Cheque a página de opinião de qualquer grande jornal, ou escute qualquer programa de discussão de notícias, e você provavelmente encontrará algum autoproclamado centrista declarando que não há soluções a curto prazo para nossas dificuldades econômicas, que a coisa responsável a se fazer é voltar a atenção para as soluções a longo prazo e, em particular, para a “reforma dos benefícios sociais”– isto é, cortes no Seguro Social e no Medicare (o seguro-saúde público para idosos e inválidos). E quando você encontrar uma pessoa dessas, saiba que pessoas como essas são o principal motivo para estarmos tão enrascados.

Pois o fato é que a economia precisa desesperadamente de um conserto a curto prazo. Quando você está sangrando profusamente devido a um ferimento aberto, você deseja que o médico estanque o sangramento, não que fique instruindo sobre a importância de manter um estilo de vida saudável à medida que você envelhecer. Quando milhões de trabalhadores dispostos e capazes estão desempregados, e o potencial econômico desperdiçado é da ordem de quase US$ 1 trilhão por ano, você deseja autores de políticas que trabalhem em uma recuperação rápida, não pessoas fazendo sermão sobre a necessidade de sustentabilidade fiscal a longo prazo.

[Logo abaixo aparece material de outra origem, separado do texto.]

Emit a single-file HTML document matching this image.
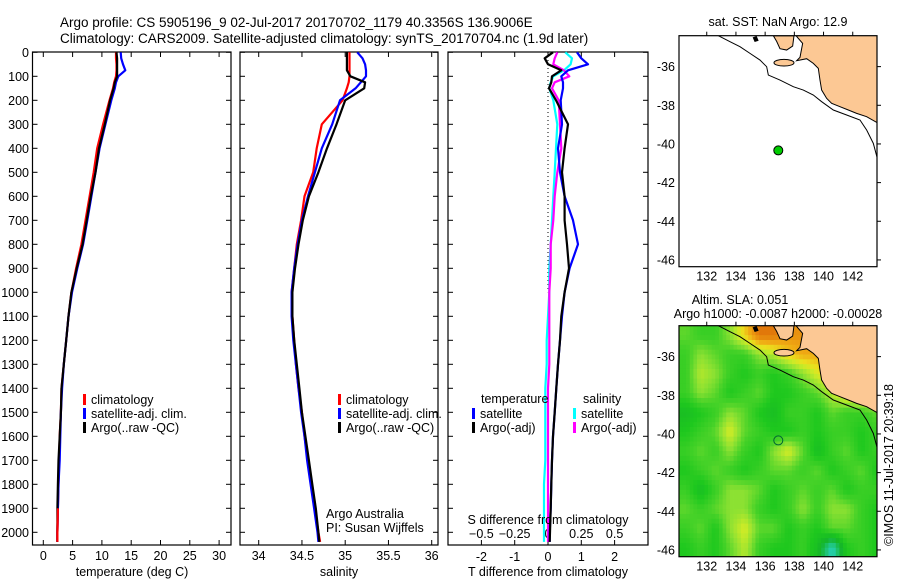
<!DOCTYPE html>
<html><head><meta charset="utf-8"><style>
body{margin:0;background:#fff}
svg{display:block;font-family:"Liberation Sans",sans-serif}
text{font-size:12.5px;fill:#000}
</style></head><body>
<svg id="c" width="900" height="580" viewBox="0 0 900 580">
<text x="60" y="27" style="font-size:13.5px">Argo profile: CS 5905196_9 02-Jul-2017 20170702_1179 40.3356S 136.9006E</text>
<text x="60" y="43" style="font-size:13.5px">Climatology: CARS2009. Satellite-adjusted climatology: synTS_20170704.nc (1.9d later)</text>
</svg>
<script>
// depth grid (m)
const depths=[0,25,50,75,100,125,150,200,300,400,500,600,700,800,900,1000,1100,1200,1300,1400,1500,1600,1700,1800,1900,2000,2040];
// temperature (deg C)
const tClim=[12.4,12.4,12.5,12.5,12.4,12.1,11.9,11.3,10.2,9.2,8.6,7.9,7.2,6.5,5.6,4.8,4.3,3.9,3.5,3.1,3.0,2.8,2.7,2.6,2.5,2.4,2.4];
const tSat=[13.2,13.3,13.6,14.0,12.8,12.4,12.2,11.6,10.6,9.6,8.9,8.2,7.5,6.8,5.8,4.9,4.3,3.9,3.5,3.2,3.0,2.9,2.8,2.6,2.5,2.4,2.4];
const tArgo=[12.5,12.6,12.6,12.6,12.6,12.2,12.0,11.4,10.5,9.5,8.9,8.1,7.4,6.7,5.7,4.8,4.3,3.9,3.5,3.1,3.0,2.8,2.6,2.5,2.4,2.4,2.4];
// salinity (psu)
const sClim=[35.05,35.05,35.05,35.05,35.05,35.04,35.02,34.97,34.73,34.67,34.63,34.53,34.49,34.44,34.41,34.38,34.39,34.41,34.43,34.46,34.50,34.53,34.57,34.61,34.65,34.69,34.71];
const sSat=[35.14,35.20,35.23,35.24,35.24,35.18,35.12,34.94,34.85,34.73,34.65,34.57,34.50,34.45,34.41,34.38,34.38,34.40,34.43,34.46,34.49,34.53,34.56,34.60,34.64,34.68,34.69];
const sArgo=[35.02,35.02,35.02,35.02,35.06,35.23,35.22,35.00,34.90,34.79,34.69,34.58,34.51,34.46,34.42,34.39,34.39,34.41,34.44,34.47,34.50,34.54,34.58,34.62,34.66,34.69,34.70];
// differences from climatology
const dTSat=[0.87,1.0,1.2,0.6,0.4,0.45,0.45,0.38,0.42,0.3,0.36,0.5,0.75,0.9,0.65,0.5,0.42,0.36,0.3,0.25,0.2,0.15,0.12,0.1,0.08,0.05,0.05];
const dTArgo=[0.15,-0.1,0.0,0.4,0.12,0.1,0.03,0.24,0.6,0.5,0.42,0.5,0.5,0.57,0.63,0.5,0.4,0.36,0.3,0.25,0.2,0.15,0.12,0.1,0.08,0.06,0.05];
const dSSat=[0.13,0.18,0.17,0.12,0.04,0.02,0.01,0.04,0.07,0.06,0.05,0.04,0.03,0.02,0.01,0.01,0.0,-0.01,-0.01,-0.02,-0.02,-0.02,-0.02,-0.03,-0.03,-0.03,-0.03];
const dSArgo=[0.07,0.05,0.04,0.12,0.16,0.05,0.03,0.08,0.09,0.1,0.07,0.05,0.04,0.02,0.02,0.01,0.01,0.01,0.01,0.0,0.0,0.0,0.0,0.0,0.0,0.0,0.0];
const depthTicks=[0,100,200,300,400,500,600,700,800,900,1000,1100,1200,1300,1400,1500,1600,1700,1800,1900,2000];
const tTicks=[0,5,10,15,20,25,30];
const sTicks=[34,34.5,35,35.5,36];
const dTTicks=[-2,-1,0,1,2];
const dSTicks=[-0.5,-0.25,0,0.25,0.5];
// maps
const lonTicks=[132,134,136,138,140,142];
const latTicks=[-36,-38,-40,-42,-44,-46];
const argoLon=136.9006, argoLat=-40.3356;
const slaLon0=130.1, slaLat0=-34.4;
const sla=[
[0.2,0.1,0.1,0.3,0.6,0.9,0.9,0.8,0.8,0.8,0.8,0.8,0.8,0.8],
[0.1,0.3,0.2,0.1,0.1,0.3,0.4,0.6,0.7,0.7,0.7,0.7,0.7,0.7],
[0.1,0.4,0.3,0.1,0.0,0.1,0.0,0.1,0.3,0.5,0.6,0.6,0.6,0.6],
[0.1,0.3,0.2,0.0,0.1,0.2,0.0,0.0,0.1,0.2,0.4,0.6,0.7,0.6],
[-0.1,0.0,0.1,0.3,0.2,0.0,-0.1,0.1,0.1,0.0,0.2,0.1,0.1,0.2],
[0.0,0.1,0.2,0.5,0.2,0.1,0.0,0.0,0.1,0.0,0.1,0.1,0.0,0.1],
[0.1,0.2,0.1,0.3,0.1,0.0,0.3,0.5,0.2,-0.1,0.1,0.2,0.0,0.1],
[0.0,0.1,0.2,0.1,0.0,0.1,0.2,0.2,0.1,0.2,0.0,0.1,0.2,0.0],
[0.1,-0.1,0.1,0.3,0.3,0.2,0.0,0.1,0.2,0.1,0.2,0.0,0.1,0.1],
[0.2,0.1,0.2,0.3,0.3,0.1,0.0,0.1,0.3,0.1,0.3,0.3,0.1,0.0],
[0.1,0.2,0.0,0.3,0.5,0.2,0.2,0.0,0.1,0.0,0.2,0.2,0.1,0.0],
[0.0,0.1,0.0,0.2,0.4,0.1,0.0,0.0,0.1,-0.1,-0.6,0.0,0.1,0.0]];

const NS='http://www.w3.org/2000/svg';
const svg=document.getElementById('c');
function mk(tag,attrs,parent){const e=document.createElementNS(NS,tag);for(const k in attrs)e.setAttribute(k,attrs[k]);(parent||svg).appendChild(e);return e;}
function txt(x,y,s,anchor,parent){const t=mk('text',{x:x,y:y,'text-anchor':anchor||'start'},parent);t.textContent=s;return t;}

const Y=d=>52.3+d*0.24;
const PTOP=52,PBOT=545;
function frame(x0,x1,name){const r=mk('rect',{x:x0,y:PTOP,width:x1-x0,height:PBOT-PTOP,fill:'none',stroke:'#000','stroke-width':1.2});

}
function yTicks(x0,x1,labels){depthTicks.forEach(d=>{mk('line',{x1:x0,y1:Y(d),x2:x0+5,y2:Y(d),stroke:'#000'});mk('line',{x1:x1,y1:Y(d),x2:x1-5,y2:Y(d),stroke:'#000'});
if(labels){const t=txt(29,Y(d)+4.5,String(d),'end');

}});}
function xTicks(ticks,X,ly,fmt,top){ticks.forEach(v=>{const x=X(v);mk('line',{x1:x,y1:PBOT,x2:x,y2:PBOT-5,stroke:'#000'});if(top)mk('line',{x1:x,y1:PTOP,x2:x,y2:PTOP+5,stroke:'#000'});
const t=txt(x,ly,fmt?fmt(v):String(v),'middle');

});}
function series(vals,X,color,name,w){const pts=[];vals.forEach((v,i)=>{if(v!=null)pts.push(X(v).toFixed(1)+','+Y(depths[i]).toFixed(1));});
const p=mk('polyline',{points:pts.join(' '),fill:'none',stroke:color,'stroke-width':w||2.2,'stroke-linejoin':'round'});

}
function legend(x,y,color,label,name){mk('rect',{x:x,y:y-10,width:3,height:11,fill:color});const t=txt(x+8,y,label);

}

// panel 1 temperature
const XT=v=>43.3+v*5.86;
frame(32.5,231,'temperature-panel');yTicks(32.5,231,true);xTicks(tTicks,XT,560,null,true);
series(tClim,XT,'#f00','temp-climatology-line');series(tSat,XT,'#00f','temp-satellite-line');series(tArgo,XT,'#000','temp-argo-line');
series(tClim.map((v,i)=>i>=24?v:null),XT,'#f00','temp-climatology-bottom');
legend(83,404,'#f00','climatology','legend-climatology');legend(83,418,'#00f','satellite-adj. clim.','legend-satellite');legend(83,432,'#000','Argo(..raw -QC)','legend-argo');
let t=txt(132,576,'temperature (deg C)','middle');

// panel 2 salinity
const XS=v=>258.7+(v-34)*86.5;
frame(240,438,'salinity-panel');yTicks(240,438,false);xTicks(sTicks,XS,560,null,true);
series(sClim,XS,'#f00','sal-climatology-line');series(sSat,XS,'#00f','sal-satellite-line');series(sArgo,XS,'#000','sal-argo-line');
legend(338,404,'#f00','climatology','legend-climatology-2');legend(338,418,'#00f','satellite-adj. clim.','legend-satellite-2');legend(338,432,'#000','Argo(..raw -QC)','legend-argo-2');
t=txt(326,518,'Argo Australia');
t=txt(326,532,'PI: Susan Wijffels');
t=txt(339,576,'salinity','middle');

// panel 3 differences
const XD=v=>548+v*33.3;const XDS=v=>548+v*133.2;
frame(448,648,'difference-panel');yTicks(448,648,false);xTicks(dTTicks,XD,561,null,true);
dSTicks.forEach(v=>{const tt=txt(XDS(v),538,String(v).replace('-','\u2212'),'middle');});
mk('line',{x1:548,y1:PTOP,x2:548,y2:Y(1000),stroke:'#000','stroke-dasharray':'1,3'});
series(dSSat,XDS,'#0ff','sdiff-satellite-line');series(dSArgo,XDS,'#f0f','sdiff-argo-line');
series(dTSat,XD,'#00f','tdiff-satellite-line');series(dTArgo,XD,'#000','tdiff-argo-line');
t=txt(481,403,'temperature');
t=txt(583,403,'salinity');
legend(472,418,'#00f','satellite','legend-tdiff-satellite');legend(472,432,'#000','Argo(-adj)','legend-tdiff-argo');
legend(573,418,'#0ff','satellite','legend-sdiff-satellite');legend(573,432,'#f0f','Argo(-adj)','legend-sdiff-argo');
t=txt(548,524,'S difference from climatology','middle');
t=txt(548,576,'T difference from climatology','middle');

// maps
const MX0=679,MX1=877,PXD=14.6,PYD=19.33;
const LX=lon=>MX0+(lon-slaLon0)*PXD;
function slaColor(v){const st=[[-0.6,[40,210,190]],[-0.2,[20,180,40]],[0,[30,200,30]],[0.15,[70,210,40]],[0.3,[140,225,50]],[0.45,[200,235,40]],[0.55,[235,225,30]],[0.7,[240,170,20]],[0.9,[225,120,10]]];
if(v<=st[0][0])return 'rgb('+st[0][1]+')';for(let i=1;i<st.length;i++){if(v<=st[i][0]){const a=st[i-1],b=st[i],f=(v-a[0])/(b[0]-a[0]);return 'rgb('+a[1].map((c,j)=>Math.round(c+(b[1][j]-c)*f)).join(',')+')';}}return 'rgb('+st[st.length-1][1]+')';}
function slaAt(fr,fc){// bilinear between cell centres
  const R=sla.length,C=sla[0].length;
  let r=Math.min(Math.max(fr-0.5,0),R-1),c=Math.min(Math.max(fc-0.5,0),C-1);
  const r0=Math.floor(r),c0=Math.floor(c),r1=Math.min(r0+1,R-1),c1=Math.min(c0+1,C-1),dr=r-r0,dc=c-c0;
  return sla[r0][c0]*(1-dr)*(1-dc)+sla[r0][c1]*(1-dr)*dc+sla[r1][c0]*dr*(1-dc)+sla[r1][c1]*dr*dc;}
function map(top,withSla,name){
  const LY=lat=>top+(slaLat0-lat)*PYD;
  const g=mk('g',{});
  
  
  const clip='clip'+Math.round(top);const cp=mk('clipPath',{id:clip},g);mk('rect',{x:MX0,y:top,width:MX1-MX0,height:231},cp);
  const inner=mk('g',{'clip-path':'url(#'+clip+')'},g);
  if(withSla){const S=4;const R=sla.length,C=sla[0].length;
    for(let i=0;i<R*S;i++)for(let j=0;j<C*S;j++){const v=slaAt((i+0.5)/S,(j+0.5)/S);
      const cell=mk('rect',{x:(LX(slaLon0+j/S)-0.2).toFixed(2),y:(LY(slaLat0-i/S)-0.2).toFixed(2),width:(PXD/S+0.4).toFixed(2),height:(PYD/S+0.4).toFixed(2),fill:slaColor(v)},inner);
      
      }}
  const geo=mk('g',{transform:'translate(640,'+top+') scale(0.3333) translate(0,-107)'},inner);
  mk('polygon',{points:'468,107 488,130 480,172 470,182 500,176 520,190 535,205 540,240 545,270 560,295 575,310 600,320 625,330 650,340 680,350 712,368 740,368 740,100',fill:'#fcc894',stroke:'#000','stroke-width':3},geo);
  mk('polygon',{points:'400,107 462,107 458,138 440,150 420,146 410,124',fill:'#fcc894',stroke:'#000','stroke-width':3},geo);
  mk('ellipse',{cx:432,cy:188,rx:30,ry:10,fill:'#fcc894',stroke:'#000','stroke-width':3},geo);
  mk('polygon',{points:'338,112 350,108 356,122 344,126',fill:'#000'},geo);
  mk('polyline',{points:'235,107 270,125 300,140 330,160 360,180 380,200 385,225 420,240 460,260 490,270 520,285 545,305 580,330 620,345 660,360 680,390 700,430 712,475',fill:'none',stroke:'#000','stroke-width':3},geo);
  mk('rect',{x:MX0,y:top,width:MX1-MX0,height:231,fill:'none',stroke:'#000','stroke-width':1.2},g);
  lonTicks.forEach(l=>{mk('line',{x1:LX(l),y1:top,x2:LX(l),y2:top-4,stroke:'#000'},g);const tt=txt(LX(l),top+245,String(l),'middle',g);
  });
  latTicks.forEach(l=>{mk('line',{x1:MX1,y1:LY(l),x2:MX1+4,y2:LY(l),stroke:'#000'},g);const tt=txt(675,LY(l)+4.5,String(l),'end',g);
  });
  const dot=mk('circle',{cx:LX(argoLon),cy:LY(argoLat),r:4.5,fill:withSla?'none':'#0c0',stroke:withSla?'#063':'#000','stroke-width':1},g);
  
  
}
map(35.7,false,'sst-map');
map(325.7,true,'sla-map');
t=txt(778,26,'sat. SST: NaN Argo: 12.9','middle');
t=txt(740,304,'Altim. SLA: 0.051','middle');
t=txt(778,318,'Argo h1000: -0.0087 h2000: -0.00028','middle');
t=txt(0,0,'\u00a9IMOS 11-Jul-2017 20:39:18','middle');t.setAttribute('transform','translate(893,465) rotate(-90)');

</script>
</body></html>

Infelizmente, passar sermão sobre sustentabilidade fiscal a longo prazo é o passatempo da moda em Washington; é o que pessoas que querem soar sérias fazem para demonstrar sua seriedade. Assim, quando a crise estourou e levou aos grandes déficits orçamentários – porque é o que acontece quando a economia retrai e a receita despenca –, muitos membros de nossa elite política se mostraram ávidos em usar esses déficits como desculpa para desviar o assunto do desemprego para seu tema favorito. E a economia continuou sangrando.

O que uma resposta real aos nossos problemas envolveria? Primeiro, envolveria mais gastos do governo por ora, não menos – com desemprego em massa e custos de tomada de empréstimos incrivelmente baixos, nós deveríamos estar reconstruindo nossas escolas, nossas estradas, nossos sistemas de água e esgoto e mais. Envolveria medidas agressivas para redução da dívida dos lares por meio de perdão de hipotecas e refinanciamento. Envolveria um esforço total por parte do Federal Reserve (o banco central americano) para estimular a economia, com a meta deliberada de gerar inflação mais alta, para ajudar a aliviar os problemas da dívida.

Os suspeitos habituais condenarão, é claro, essas ideias como sendo irresponsáveis. Mas você sabe o que é realmente irresponsável? Sequestrar o debate em torno da crise para promover as mesmas coisas que eram defendidas antes da crise, e permitir que a economia continue sangrando.